What does 1 Samuel 1:17 mean?
ESV: Then Eli answered, "Go in peace, and the God of Israel grant your petition that you have made to him."
NIV: Eli answered, "Go in peace, and may the God of Israel grant you what you have asked of him."
NASB: Then Eli answered and said, 'Go in peace; and may the God of Israel grant your request that you have asked of Him.'
CSB: Eli responded, "Go in peace, and may the God of Israel grant the request you’ve made of him."
NLT: In that case,' Eli said, 'go in peace! May the God of Israel grant the request you have asked of him.'
KJV: Then Eli answered and said, Go in peace: and the God of Israel grant thee thy petition that thou hast asked of him.
NKJV: Then Eli answered and said, “Go in peace, and the God of Israel grant your petition which you have asked of Him.”
Verse Commentary:
Eli accepts Hannah's assertion that her emotional state in the temple is not because she is drunk or a "worthless woman" (1 Samuel 1:16). She explains she has been pouring her heart out to the Lord, speaking to Yahweh with intensity out of her anger and anxiety. After this, Eli stops trying to correct her and blesses her, instead. Speaking out of his priestly authority, Eli tells Hannah to go in peace. More importantly, he affirms her prayer and his desire that God will grant her request. Some say that Eli's words are a prophecy that God will grant Hannah's petition.

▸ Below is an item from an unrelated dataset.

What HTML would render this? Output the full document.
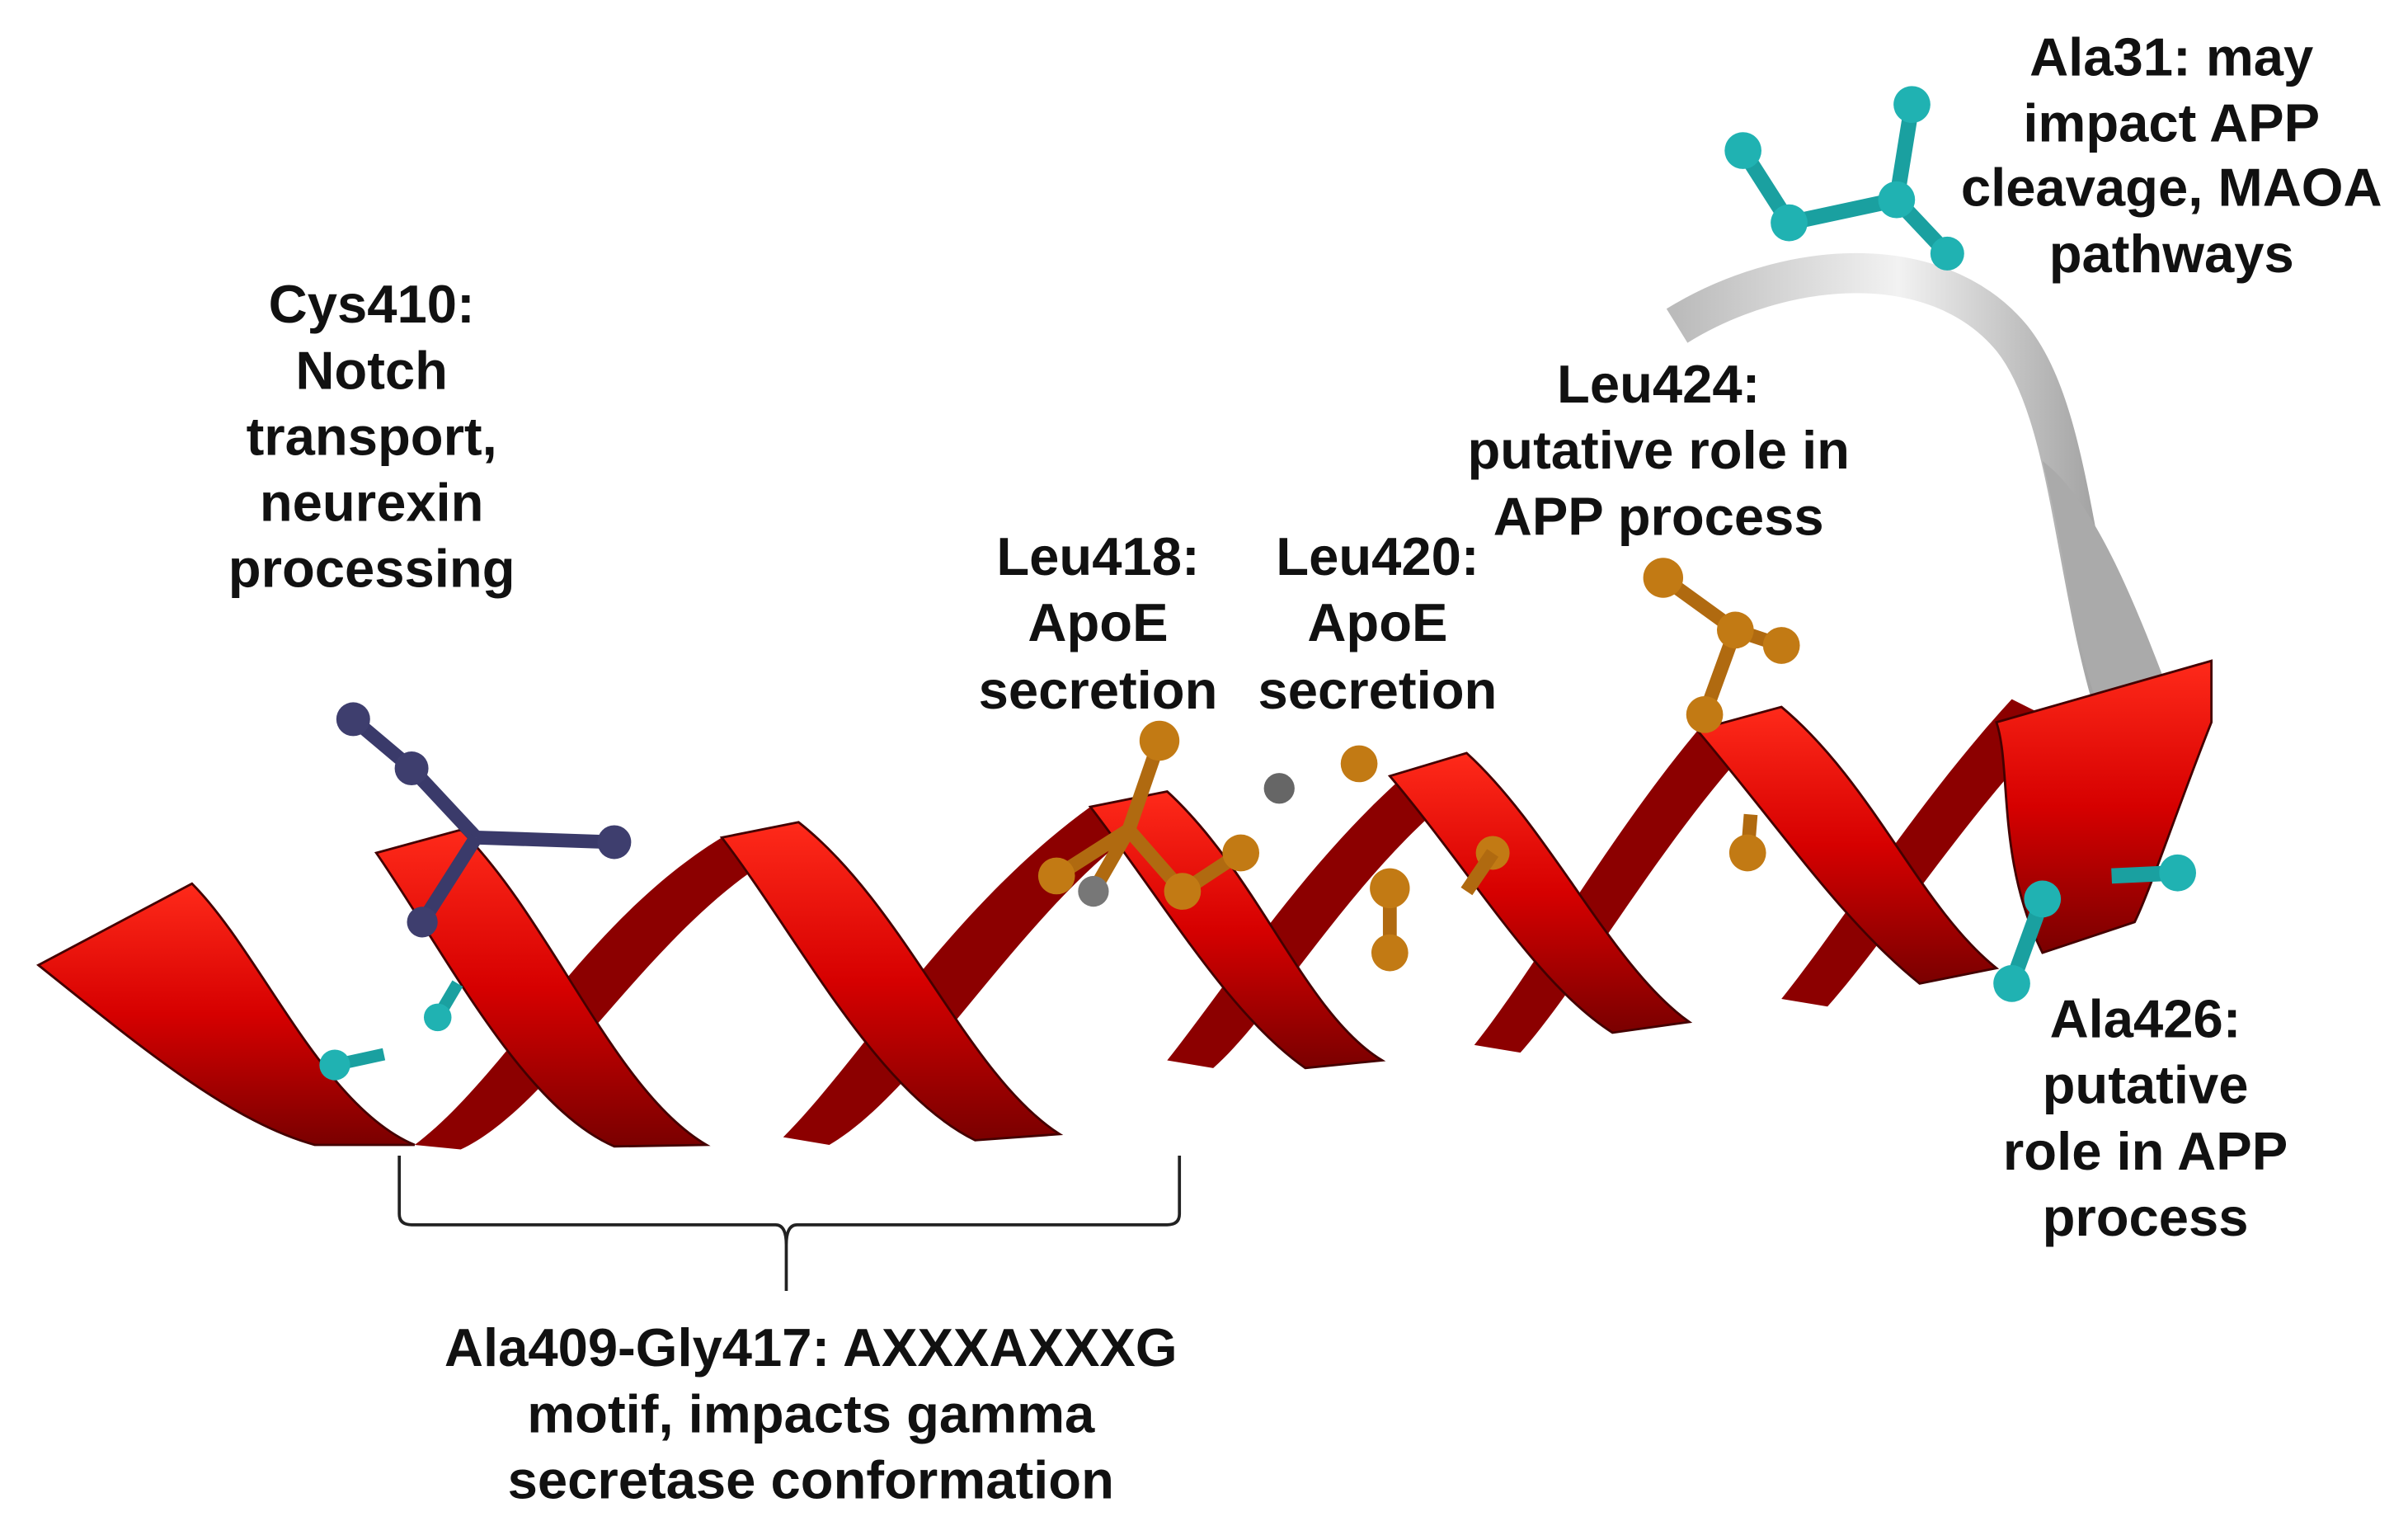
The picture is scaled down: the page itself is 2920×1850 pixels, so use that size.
<!DOCTYPE html>
<html><head><meta charset="utf-8">
<style>
html,body{margin:0;padding:0;background:#fff;}
svg{display:block;}
text{font-family:"Liberation Sans",Arial,sans-serif;font-weight:bold;font-size:35px;fill:#111;text-anchor:middle;}
</style></head>
<body>
<svg width="2920" height="1850" viewBox="0 0 1568 993" preserveAspectRatio="none" xmlns="http://www.w3.org/2000/svg">
<defs>
<linearGradient id="red" x1="0" y1="0" x2="0" y2="1">
<stop offset="0" stop-color="#ff2a1a"/><stop offset="0.5" stop-color="#d60000"/><stop offset="1" stop-color="#7a0000"/>
</linearGradient>
<linearGradient id="grey" x1="0" y1="0" x2="1" y2="0">
<stop offset="0" stop-color="#bbb"/><stop offset="0.5" stop-color="#f2f2f2"/><stop offset="1" stop-color="#999"/>
</linearGradient>
</defs>

<path d="M1092,212 C1160,170 1260,160 1310,220 C1350,270 1350,380 1380,470" fill="none" stroke="url(#grey)" stroke-width="26"/>
<path d="M1330,300 C1345,360 1350,420 1370,470 L1420,470 C1400,420 1370,330 1330,300 Z" fill="#aaa"/>

<g fill="#8c0000">
<path d="M270,745 C330,700 380,600 470,545 L500,560 C420,610 360,720 300,748 Z"/>
<path d="M510,740 C560,690 620,590 710,525 L740,540 C660,600 600,710 540,745 Z"/>
<path d="M760,690 C800,640 850,560 920,500 L950,515 C880,570 830,660 790,695 Z"/>
<path d="M960,680 C1000,630 1050,540 1110,470 L1140,485 C1080,550 1030,640 990,685 Z"/>
<path d="M1160,650 C1200,600 1250,520 1310,455 L1340,470 C1280,530 1230,610 1190,655 Z"/>
</g>
<g fill="url(#red)" stroke="#400" stroke-width="1.5">
<path d="M25,628 L125,575 C170,620 210,720 270,745 L205,745 C150,730 90,680 25,628 Z"/>
<path d="M245,555 L300,540 C360,600 400,710 460,745 L400,746 C340,720 290,620 245,555 Z"/>
<path d="M470,545 L520,535 C590,590 630,700 690,738 L635,742 C570,710 520,610 470,545 Z"/>
<path d="M710,525 L760,515 C820,570 850,660 900,690 L850,695 C800,660 760,590 710,525 Z"/>
<path d="M905,505 L955,490 C1010,540 1050,630 1100,665 L1050,672 C1000,640 960,570 905,505 Z"/>
<path d="M1105,475 L1160,460 C1220,510 1250,590 1300,630 L1250,640 C1200,600 1160,540 1105,475 Z"/>
<path d="M1300,470 L1440,430 L1440,470 C1420,520 1400,580 1390,600 L1330,620 C1300,560 1310,500 1300,470 Z"/>
</g>

<g stroke="#3a3a6a" stroke-width="9" fill="#3e3e6e">
<line x1="230" y1="468" x2="268" y2="500"/><line x1="268" y1="500" x2="310" y2="545"/><line x1="310" y1="545" x2="400" y2="548"/><line x1="310" y1="545" x2="275" y2="600"/>
<circle cx="230" cy="468" r="11" stroke="none"/><circle cx="268" cy="500" r="11" stroke="none"/><circle cx="400" cy="548" r="11" stroke="none"/><circle cx="275" cy="600" r="10" stroke="none"/>
</g>
<g stroke="#1aa0a0" stroke-width="8" fill="#20b2b2">
<line x1="218" y1="693" x2="250" y2="686"/><circle cx="218" cy="693" r="10" stroke="none"/>
<line x1="285" y1="662" x2="298" y2="640"/><circle cx="285" cy="662" r="9" stroke="none"/>
</g>
<g stroke="#b06a10" stroke-width="9" fill="#c27a14">
<line x1="755" y1="482" x2="735" y2="540"/><line x1="735" y1="540" x2="688" y2="570"/><line x1="735" y1="540" x2="770" y2="580"/><line x1="770" y1="580" x2="808" y2="555"/><line x1="735" y1="540" x2="712" y2="580"/>
<circle cx="755" cy="482" r="13" stroke="none"/><circle cx="688" cy="570" r="12" stroke="none"/><circle cx="770" cy="580" r="12" stroke="none"/><circle cx="808" cy="555" r="12" stroke="none"/>
<circle cx="712" cy="580" r="10" fill="#777" stroke="none"/><circle cx="833" cy="513" r="10" fill="#666" stroke="none"/>
</g>
<g stroke="#b06a10" stroke-width="9" fill="#c27a14">
<circle cx="885" cy="497" r="12" stroke="none"/>
<line x1="905" y1="578" x2="905" y2="620"/><circle cx="905" cy="578" r="13" stroke="none"/><circle cx="905" cy="620" r="12" stroke="none"/>
<circle cx="972" cy="555" r="11" stroke="none"/><line x1="972" y1="555" x2="955" y2="580"/>
</g>
<g stroke="#b06a10" stroke-width="9" fill="#c27a14">
<line x1="1083" y1="376" x2="1130" y2="410"/><line x1="1130" y1="410" x2="1160" y2="420"/><line x1="1130" y1="410" x2="1110" y2="465"/>
<circle cx="1083" cy="376" r="13" stroke="none"/><circle cx="1130" cy="410" r="12" stroke="none"/><circle cx="1160" cy="420" r="12" stroke="none"/><circle cx="1110" cy="465" r="12" stroke="none"/>
<line x1="1138" y1="555" x2="1140" y2="530"/><circle cx="1138" cy="555" r="12" stroke="none"/>
</g>
<g stroke="#1aa0a0" stroke-width="10" fill="#20b2b2">
<line x1="1135" y1="98" x2="1165" y2="145"/><line x1="1165" y1="145" x2="1235" y2="130"/><line x1="1235" y1="130" x2="1245" y2="68"/><line x1="1235" y1="130" x2="1268" y2="165"/>
<circle cx="1135" cy="98" r="12" stroke="none"/><circle cx="1165" cy="145" r="12" stroke="none"/><circle cx="1235" cy="130" r="12" stroke="none"/><circle cx="1245" cy="68" r="12" stroke="none"/><circle cx="1268" cy="165" r="11" stroke="none"/>
</g>
<g stroke="#1aa0a0" stroke-width="10" fill="#20b2b2">
<line x1="1330" y1="585" x2="1310" y2="640"/><line x1="1375" y1="570" x2="1418" y2="568"/>
<circle cx="1330" cy="585" r="12" stroke="none"/><circle cx="1310" cy="640" r="12" stroke="none"/><circle cx="1418" cy="568" r="12" stroke="none"/>
</g>

<path d="M260,752 L260,790 Q260,797 268,797 L505,797 Q512,797 512,810 L512,840 M512,810 Q512,797 519,797 L760,797 Q768,797 768,790 L768,752" fill="none" stroke="#222" stroke-width="2"/>

<text x="242" y="210">Cys410:</text>
<text x="242" y="253">Notch</text>
<text x="242" y="296">transport,</text>
<text x="242" y="339">neurexin</text>
<text x="242" y="382">processing</text>

<text x="1414" y="49">Ala31: may</text>
<text x="1414" y="92">impact APP</text>
<text x="1414" y="134">cleavage, MAOA</text>
<text x="1414" y="177">pathways</text>

<text x="1080" y="262">Leu424:</text>
<text x="1080" y="305">putative role in</text>
<text x="1080" y="348">APP process</text>

<text x="715" y="374">Leu418:</text>
<text x="715" y="417">ApoE</text>
<text x="715" y="461">secretion</text>

<text x="897" y="374">Leu420:</text>
<text x="897" y="417">ApoE</text>
<text x="897" y="461">secretion</text>

<text x="1397" y="675">Ala426:</text>
<text x="1397" y="718">putative</text>
<text x="1397" y="761">role in APP</text>
<text x="1397" y="804">process</text>

<text x="528" y="889">Ala409-Gly417: AXXXAXXXG</text>
<text x="528" y="932">motif, impacts gamma</text>
<text x="528" y="975">secretase conformation</text>
</svg>
</body></html>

Would the Lord have granted Hannah's request if Eli had not intervened and gave her his blessing? We can't know that. It's more likely the Lord wanted to connect Eli to the granting of Hannah's request. Eli did not know Hannah prayed for a son whom she would deliver to this very temple in a few years. Eli did not know the boy would be raised and trained by him. He could not know that Hannah's son would become one of the most important leaders in Israel's history. The Lord, though, did know all of that, and He wanted to include Eli from the beginning.

Some point out that Hannah and Elkanah speak of and to the Lord using the names "LORD of Hosts" (1 Samuel 1:11) and "YHWH" (LORD) (1 Samuel 1:15, 20, 23, 26–28), showing a more personal connection to their God. Eli, on the other hand, speaks of the "God of Israel," a more formal name that may show his more professional and process-oriented relationship to God. Serving God seems to have been Eli's job. It was Hannah's life.
Verse Context:
First Samuel 1:1–20 describes how Samuel the prophet came to be born. His mother Hannah was barren and mocked by her husband's other wife, who had many children. During a family feast at Shiloh, Hannah prayed out of her deep despair. She vowed to give her son back to God if He would allow her to conceive. Once Eli, the priest, understood that Hannah was not drunk, he told her the Lord would grant her request. Satisfied, she returned home and soon gave birth to a boy. She named him Samuel.
Chapter Summary:
Elkanah lives in Ephraim with two wives. Hannah is barren, while his other wife has many children. At the annual family sacrifice and feast in Shiloh, Hannah weeps and pours out her grief before the Lord. She vows to give a son to Him for lifelong service if the Lord gives her a boy. After confronting Hannah for drunkenness and then seeing that she was praying from her depth of emotion, Eli the priest blesses Hannah and affirms her prayer. Elkanah and Hannah conceive, and she gives birth to a son that she names Samuel. Once he is weaned, she presents him to Eli at the temple and gives him over to the Lord as long as he lives.
Chapter Context:
First Samuel 1 begins the story of Samuel with the account of his unlikely-seeming birth. Samuel's mother Hannah is barren. During a family trip to temple of the Lord in Shiloh, she weeps bitterly before the Lord and pours out her grief. She vows to give a son back to the Lord if He will allow her to bear one. Eli the priest blesses her and affirms her prayer. Before long, Samuel is conceived and born. Once he is weaned, Hannah brings the boy and a large sacrifice to the temple. She gives Samuel over to the Lord.
Book Summary:
First Samuel introduces the key figures who led Israel after the era of the judges. The books of 1 and 2 Samuel were originally part of a single text, split in certain translations shortly before the birth of Christ. Some of the Bible’s most famous characters are depicted in this book. These including the prophet Samuel, Israel’s first king, Saul, her greatest king, David, and other famous names such as Goliath and Jonathan. By the end of this book, Saul has fallen; the book of 2 Samuel begins with David’s ascension to the throne.